● **EXERCISE PROMPT**: Everything from the first line down to the line containing "return (T + H - y) / H" is to be retyped exactly, both ends included, with pictures left out.

● **DATASET CONTENT**:
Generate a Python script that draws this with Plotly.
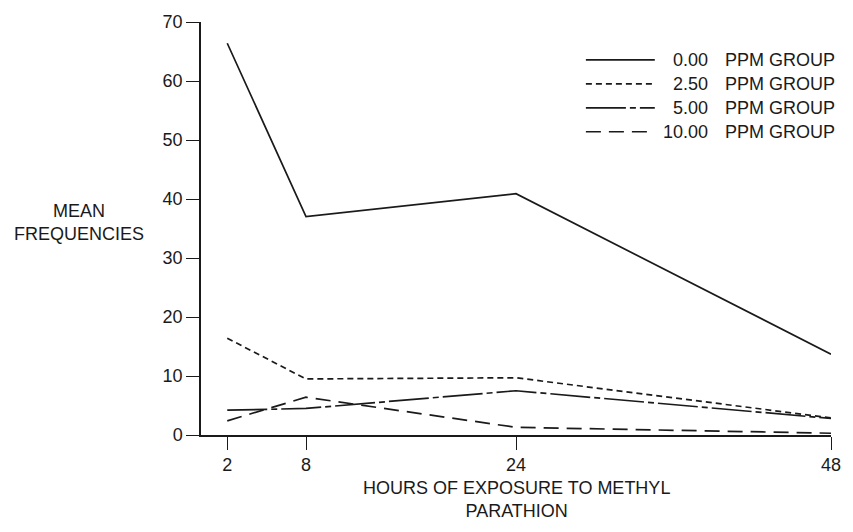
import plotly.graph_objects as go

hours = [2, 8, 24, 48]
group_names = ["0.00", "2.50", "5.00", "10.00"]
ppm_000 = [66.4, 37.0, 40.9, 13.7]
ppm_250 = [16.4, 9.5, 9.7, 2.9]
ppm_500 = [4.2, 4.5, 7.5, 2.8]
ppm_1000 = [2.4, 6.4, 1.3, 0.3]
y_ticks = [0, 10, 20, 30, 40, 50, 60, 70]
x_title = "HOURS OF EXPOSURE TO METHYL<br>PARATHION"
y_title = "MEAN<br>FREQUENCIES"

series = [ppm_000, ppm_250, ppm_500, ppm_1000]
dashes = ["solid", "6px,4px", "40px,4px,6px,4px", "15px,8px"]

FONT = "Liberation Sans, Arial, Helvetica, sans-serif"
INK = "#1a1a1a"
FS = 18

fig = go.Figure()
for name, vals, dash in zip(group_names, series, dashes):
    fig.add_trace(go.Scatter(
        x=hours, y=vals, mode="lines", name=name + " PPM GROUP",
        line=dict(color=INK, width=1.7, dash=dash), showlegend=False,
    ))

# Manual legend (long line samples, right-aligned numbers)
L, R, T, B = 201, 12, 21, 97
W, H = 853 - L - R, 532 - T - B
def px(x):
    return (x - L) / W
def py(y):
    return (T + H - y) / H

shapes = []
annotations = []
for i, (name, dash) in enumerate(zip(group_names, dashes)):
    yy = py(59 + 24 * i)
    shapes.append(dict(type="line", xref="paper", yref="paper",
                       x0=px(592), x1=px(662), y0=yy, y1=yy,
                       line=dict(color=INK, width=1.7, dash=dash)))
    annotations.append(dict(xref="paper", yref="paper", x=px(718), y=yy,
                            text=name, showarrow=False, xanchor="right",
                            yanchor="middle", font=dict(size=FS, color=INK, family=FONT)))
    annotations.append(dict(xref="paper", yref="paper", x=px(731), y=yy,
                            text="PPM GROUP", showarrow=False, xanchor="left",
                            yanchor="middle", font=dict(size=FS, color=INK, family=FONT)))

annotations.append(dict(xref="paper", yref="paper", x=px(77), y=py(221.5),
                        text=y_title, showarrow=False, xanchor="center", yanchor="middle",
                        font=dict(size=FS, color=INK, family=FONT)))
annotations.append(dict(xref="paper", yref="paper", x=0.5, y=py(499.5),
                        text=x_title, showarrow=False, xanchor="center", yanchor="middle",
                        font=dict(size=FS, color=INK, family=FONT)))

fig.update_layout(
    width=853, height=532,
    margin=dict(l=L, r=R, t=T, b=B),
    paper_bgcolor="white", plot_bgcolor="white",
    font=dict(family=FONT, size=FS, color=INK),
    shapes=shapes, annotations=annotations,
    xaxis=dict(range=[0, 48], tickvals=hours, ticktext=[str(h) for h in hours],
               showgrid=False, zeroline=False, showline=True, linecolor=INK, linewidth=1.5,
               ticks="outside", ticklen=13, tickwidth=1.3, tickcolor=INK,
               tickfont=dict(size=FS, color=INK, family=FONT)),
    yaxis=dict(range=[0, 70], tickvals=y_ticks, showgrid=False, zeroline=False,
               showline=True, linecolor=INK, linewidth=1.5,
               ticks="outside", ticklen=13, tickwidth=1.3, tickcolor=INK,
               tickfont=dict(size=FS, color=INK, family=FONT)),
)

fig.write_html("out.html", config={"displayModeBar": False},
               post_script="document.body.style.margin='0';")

● **EXERCISE RESPONSE**:
Generate a Python script that draws this with Plotly.
import plotly.graph_objects as go

hours = [2, 8, 24, 48]
group_names = ["0.00", "2.50", "5.00", "10.00"]
ppm_000 = [66.4, 37.0, 40.9, 13.7]
ppm_250 = [16.4, 9.5, 9.7, 2.9]
ppm_500 = [4.2, 4.5, 7.5, 2.8]
ppm_1000 = [2.4, 6.4, 1.3, 0.3]
y_ticks = [0, 10, 20, 30, 40, 50, 60, 70]
x_title = "HOURS OF EXPOSURE TO METHYL<br>PARATHION"
y_title = "MEAN<br>FREQUENCIES"

series = [ppm_000, ppm_250, ppm_500, ppm_1000]
dashes = ["solid", "6px,4px", "40px,4px,6px,4px", "15px,8px"]

FONT = "Liberation Sans, Arial, Helvetica, sans-serif"
INK = "#1a1a1a"
FS = 18

fig = go.Figure()
for name, vals, dash in zip(group_names, series, dashes):
    fig.add_trace(go.Scatter(
        x=hours, y=vals, mode="lines", name=name + " PPM GROUP",
        line=dict(color=INK, width=1.7, dash=dash), showlegend=False,
    ))

# Manual legend (long line samples, right-aligned numbers)
L, R, T, B = 201, 12, 21, 97
W, H = 853 - L - R, 532 - T - B
def px(x):
    return (x - L) / W
def py(y):
    return (T + H - y) / H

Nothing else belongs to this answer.